Rayhane-mamah / Tacotron-2

DeepMind's Tacotron-2 Tensorflow implementation
MIT License
2.28k stars 905 forks source link

Fix synthesis when synthesis batch size > 1 #402

Closed TheButlah closed 5 years ago

TheButlah commented 5 years ago

tacotron/synthesizer.py breaks if you are using a synthesis batch size greater than 1. This is because np.clip() is called on a list of mel spectrograms, but it expected an array-like that it can convert to an ndarray. It can't do this, so it throws an error.

Making np.clip() applied to each individual mel spectrogram in the list prevents this issue.

TheButlah commented 5 years ago

Note that not having the ability to run with synthesis batch size > 1 means it will take eons to generate ground truth aligned spectrograms for training other models with. Let me know @Rayhane-mamah if you need any additional info from me to get this merged, I'm sure it will make a nice quality of life improvement for others!

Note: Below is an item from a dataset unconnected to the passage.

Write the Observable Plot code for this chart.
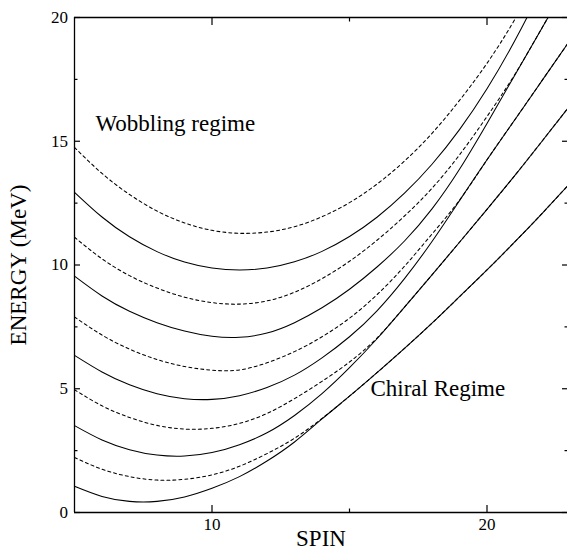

Rayhane-mamah commented 5 years ago

Not a good idea. The attention mechanism is location sensitive which means predictions will almost everytime be different from what they should be because of paddings

On Thu, 11 Jul 2019, 17:39 Ryan Butler, notifications@github.com wrote:

Note that not having the ability to run with synthesis batch size > 1 means it will take eons to generate ground truth aligned spectrograms for training other models with. Let me know if you need any additional info from me to get this merged, I'm sure it will make a nice quality of life improvement for others!

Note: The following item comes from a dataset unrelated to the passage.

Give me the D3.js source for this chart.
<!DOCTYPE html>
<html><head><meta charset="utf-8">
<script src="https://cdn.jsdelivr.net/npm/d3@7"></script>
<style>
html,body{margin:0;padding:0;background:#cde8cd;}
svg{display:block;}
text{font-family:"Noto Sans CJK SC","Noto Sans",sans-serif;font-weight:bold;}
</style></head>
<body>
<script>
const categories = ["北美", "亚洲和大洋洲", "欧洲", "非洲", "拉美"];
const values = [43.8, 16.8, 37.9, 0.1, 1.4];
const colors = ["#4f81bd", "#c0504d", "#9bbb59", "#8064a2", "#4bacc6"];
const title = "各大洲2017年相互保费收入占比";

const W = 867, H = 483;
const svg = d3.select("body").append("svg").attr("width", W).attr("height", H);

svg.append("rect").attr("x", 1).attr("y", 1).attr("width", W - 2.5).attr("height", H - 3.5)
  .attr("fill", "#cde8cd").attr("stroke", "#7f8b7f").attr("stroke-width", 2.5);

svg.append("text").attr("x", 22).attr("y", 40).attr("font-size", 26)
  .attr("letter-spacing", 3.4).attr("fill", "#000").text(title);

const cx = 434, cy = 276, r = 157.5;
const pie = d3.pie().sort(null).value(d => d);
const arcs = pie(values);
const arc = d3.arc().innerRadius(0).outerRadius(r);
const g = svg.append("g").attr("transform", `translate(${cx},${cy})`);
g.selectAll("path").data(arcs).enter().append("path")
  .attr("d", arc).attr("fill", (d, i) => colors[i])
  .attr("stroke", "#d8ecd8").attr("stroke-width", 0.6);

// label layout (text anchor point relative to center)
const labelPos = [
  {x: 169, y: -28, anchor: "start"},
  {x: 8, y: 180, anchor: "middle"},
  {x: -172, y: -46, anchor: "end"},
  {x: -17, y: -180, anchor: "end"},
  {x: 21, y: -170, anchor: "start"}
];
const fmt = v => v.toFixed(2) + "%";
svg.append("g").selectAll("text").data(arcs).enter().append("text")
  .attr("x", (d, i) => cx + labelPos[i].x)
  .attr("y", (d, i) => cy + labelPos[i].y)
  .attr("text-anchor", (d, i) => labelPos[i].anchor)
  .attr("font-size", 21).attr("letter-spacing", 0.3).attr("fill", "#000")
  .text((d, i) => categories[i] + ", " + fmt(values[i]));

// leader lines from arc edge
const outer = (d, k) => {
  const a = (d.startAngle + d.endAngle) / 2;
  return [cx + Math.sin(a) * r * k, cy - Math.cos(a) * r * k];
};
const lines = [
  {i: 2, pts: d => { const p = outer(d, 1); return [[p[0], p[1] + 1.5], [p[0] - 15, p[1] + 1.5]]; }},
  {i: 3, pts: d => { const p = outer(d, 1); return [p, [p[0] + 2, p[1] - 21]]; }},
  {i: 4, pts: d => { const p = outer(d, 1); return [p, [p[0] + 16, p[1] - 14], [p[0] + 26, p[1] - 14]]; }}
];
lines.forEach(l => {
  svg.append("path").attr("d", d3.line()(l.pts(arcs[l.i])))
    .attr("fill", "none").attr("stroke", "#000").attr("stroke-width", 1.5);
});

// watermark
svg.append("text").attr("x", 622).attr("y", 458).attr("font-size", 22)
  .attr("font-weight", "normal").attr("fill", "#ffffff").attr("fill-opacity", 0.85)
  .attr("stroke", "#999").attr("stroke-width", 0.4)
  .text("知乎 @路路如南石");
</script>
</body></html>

— You are receiving this because you are subscribed to this thread. Reply to this email directly, view it on GitHub https://github.com/Rayhane-mamah/Tacotron-2/pull/402?email_source=notifications&email_token=AIIVFQDAGPGOW6C7ZR3UFQTP66SBXA5CNFSM4H4V2IN2YY3PNVWWK3TUL52HS4DFVREXG43VMVBW63LNMVXHJKTDN5WW2ZLOORPWSZGODZYB4HA#issuecomment-510664220, or mute the thread https://github.com/notifications/unsubscribe-auth/AIIVFQDNAHIMKCPGEYB5E43P66SBXANCNFSM4H4V2INQ .

TheButlah commented 5 years ago

This comes as a surprise to me, as usually neural network semantics make the network predictions independent of the batch size. Can you direct me to where in the code causes this?

Is there a way to get around that limitation through changing the implementation, or is it a fundamental issue with LSA?

If you can provide me a starting point or idea on how to fix this, I can try to update my patch

TheButlah commented 5 years ago

Also why then does hparams.py have the tacotron_synthesis_batch_size parameter, if its not possible to do synthesis with batch size greater than 1? If you have multiple GPUS (2 in my case) does that mean that its impossible to train because synthesis batch size must be 1? Sorry for the confusion, LSA and how exactly it works is still a little over my head.

BTW I trained with mask_encoder=True, and mask_decoder=False

TheButlah commented 5 years ago

Closing this pull request as no response has been made. I don't understand why my patch doesn't work but I'll take @fatchord's word on this.

Would be nice to explain for others in the future coming across this problem.